What is the NR-MHC zone Everett is proposing? The Neighborhood Residential – Manufactured Home Community (NR-MHC) zone is a new land use category the City of Everett is creating to protect seven existing manufactured home parks from being redeveloped into other uses. The proposal amends Sections 15.02 and 19.03–19.13 of the Everett Municipal Code and repeals Title 17 (Mobile Home Parks). The Everett City Council holds a public hearing on the ordinance on Wednesday, May 6, 2026, at 6:30 p.m. in council chambers at 3002 Wetmore Ave.
If you live at Creekside, Fairway Estates, Lago De Plata Villa, Loganberry, Mobile Country Club, Silver Shores Senior, or Westridge, the City of Everett is about to put your community on the zoning map in a way it has never been before — and the public hearing is May 6.

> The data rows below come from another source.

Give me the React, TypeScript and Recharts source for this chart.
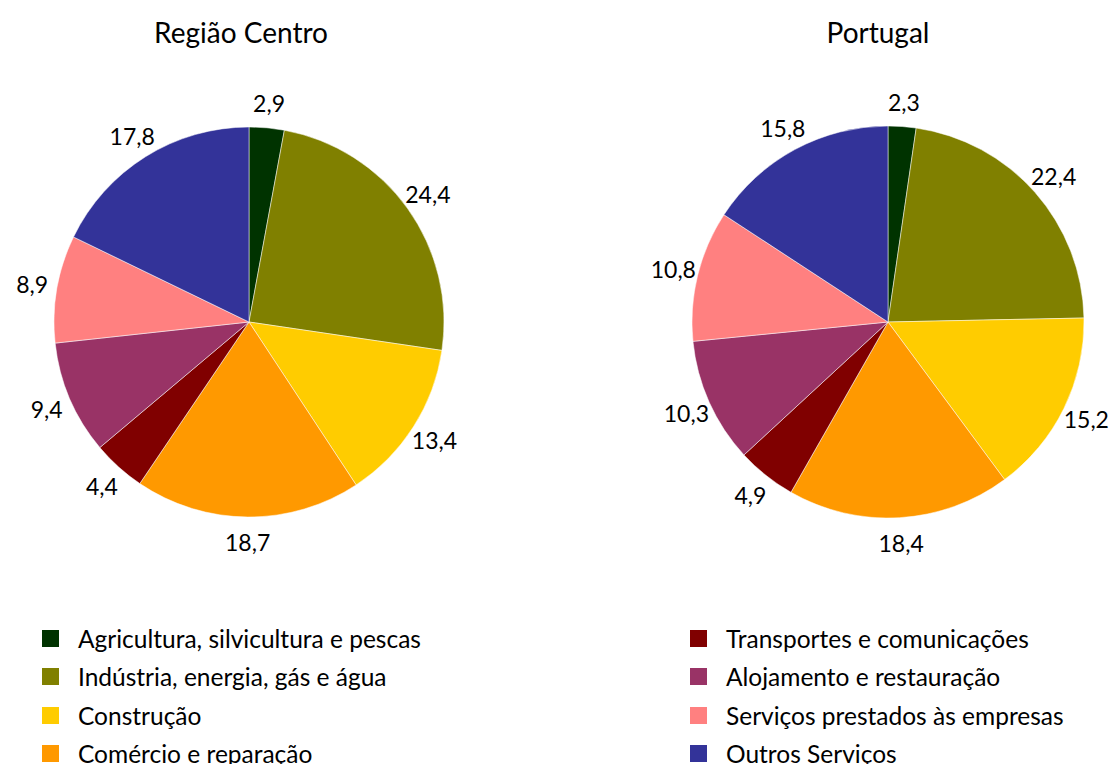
import React from "react";
import { PieChart, Pie, Cell } from "recharts";

const sectors = [
  "Agricultura, silvicultura e pescas",
  "Indústria, energia, gás e água",
  "Construção",
  "Comércio e reparação",
  "Transportes e comunicações",
  "Alojamento e restauração",
  "Serviços prestados às empresas",
  "Outros Serviços",
];

const regiaoCentro = [2.9, 24.4, 13.4, 18.7, 4.4, 9.4, 8.9, 17.8];
const portugal = [2.3, 22.4, 15.2, 18.4, 4.9, 10.3, 10.8, 15.8];

const colors = ["#003300", "#808000", "#FFCC00", "#FF9900", "#800000", "#993366", "#FF8080", "#333399"];

const FONT = "Lato, 'Open Sans', sans-serif";
const RADIAN = Math.PI / 180;

const toRows = (vals: number[]) => sectors.map((name, i) => ({ name, value: vals[i] }));

function renderLabel(props: any) {
  const { cx, cy, midAngle, outerRadius, value } = props;
  const r = outerRadius + 25;
  const x = cx + r * Math.cos(-midAngle * RADIAN);
  const y = cy + r * Math.sin(-midAngle * RADIAN);
  return (
    <text x={x} y={y} textAnchor="middle" dominantBaseline="central" fill="#000" fontSize={23} fontFamily={FONT}>
      {value.toFixed(1).replace(".", ",")}
    </text>
  );
}

export default function App() {
  const titleStyle: React.CSSProperties = {
    position: "absolute",
    top: 14,
    fontSize: 28,
    lineHeight: "36px",
    fontFamily: FONT,
    color: "#000",
    transform: "translateX(-50%)",
    whiteSpace: "nowrap",
  };
  return (
    <div style={{ position: "absolute", left: 0, top: 0, width: 1120, height: 764, overflow: "hidden", background: "#fff" }}>
      <div style={{ ...titleStyle, left: 241 }}>Região Centro</div>
      <div style={{ ...titleStyle, left: 878 }}>Portugal</div>
      <div style={{ position: "absolute", left: 0, top: 0 }}>
        <PieChart width={1120} height={600} margin={{ top: 0, right: 0, bottom: 0, left: 0 }}>
          <Pie
            data={toRows(regiaoCentro)}
            dataKey="value"
            cx={249}
            cy={322}
            outerRadius={195}
            startAngle={90}
            endAngle={-270}
            stroke="#ffffff"
            strokeWidth={0.5}
            label={renderLabel}
            labelLine={false}
            isAnimationActive={false}
          >
            {regiaoCentro.map((_, i) => (
              <Cell key={i} fill={colors[i]} />
            ))}
          </Pie>
          <Pie
            data={toRows(portugal)}
            dataKey="value"
            cx={888}
            cy={322}
            outerRadius={196}
            startAngle={90}
            endAngle={-270}
            stroke="#ffffff"
            strokeWidth={0.5}
            label={renderLabel}
            labelLine={false}
            isAnimationActive={false}
          >
            {portugal.map((_, i) => (
              <Cell key={i} fill={colors[i]} />
            ))}
          </Pie>
        </PieChart>
      </div>
      {sectors.map((name, i) => {
        const col = i < 4 ? 0 : 1;
        const row = i % 4;
        return (
          <div
            key={name}
            style={{
              position: "absolute",
              left: col === 0 ? 42 : 690,
              top: 638 + row * 38.5 - 14,
              height: 28,
              display: "flex",
              alignItems: "center",
              fontFamily: FONT,
              fontSize: 24.5,
              color: "#000",
              whiteSpace: "nowrap",
            }}
          >
            <span style={{ display: "inline-block", width: 17, height: 17, background: colors[i], marginRight: 19 }} />
            {name}
          </div>
        );
      })}
    </div>
  );
}
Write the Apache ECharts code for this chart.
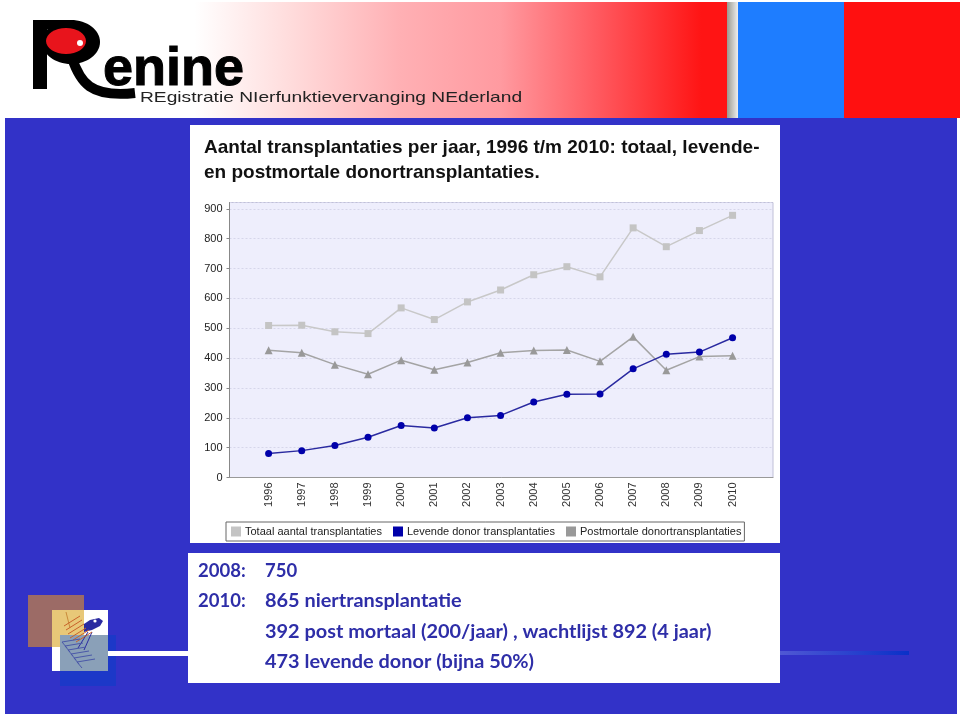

The proposal creates a new zoning designation called Neighborhood Residential – Manufactured Home Community (NR-MHC). In plain language, that means the underlying land where these seven parks sit can no longer be quietly rezoned for apartments, retail, or anything else without the city explicitly saying so. The new zone is a fence around the use itself, not just the buildings.
For people who own the home but rent the lot, that’s the difference between knowing where you live in five years and not.
What this ordinance actually does
The proposed code amendment, posted by Everett Planning – Public Notices on April 10, 2026, would do four things at once:
- Create the new NR-MHC zoning category in Title 19 EMC (Sections 15.02, 19.03, 19.04, 19.05, and 19.13).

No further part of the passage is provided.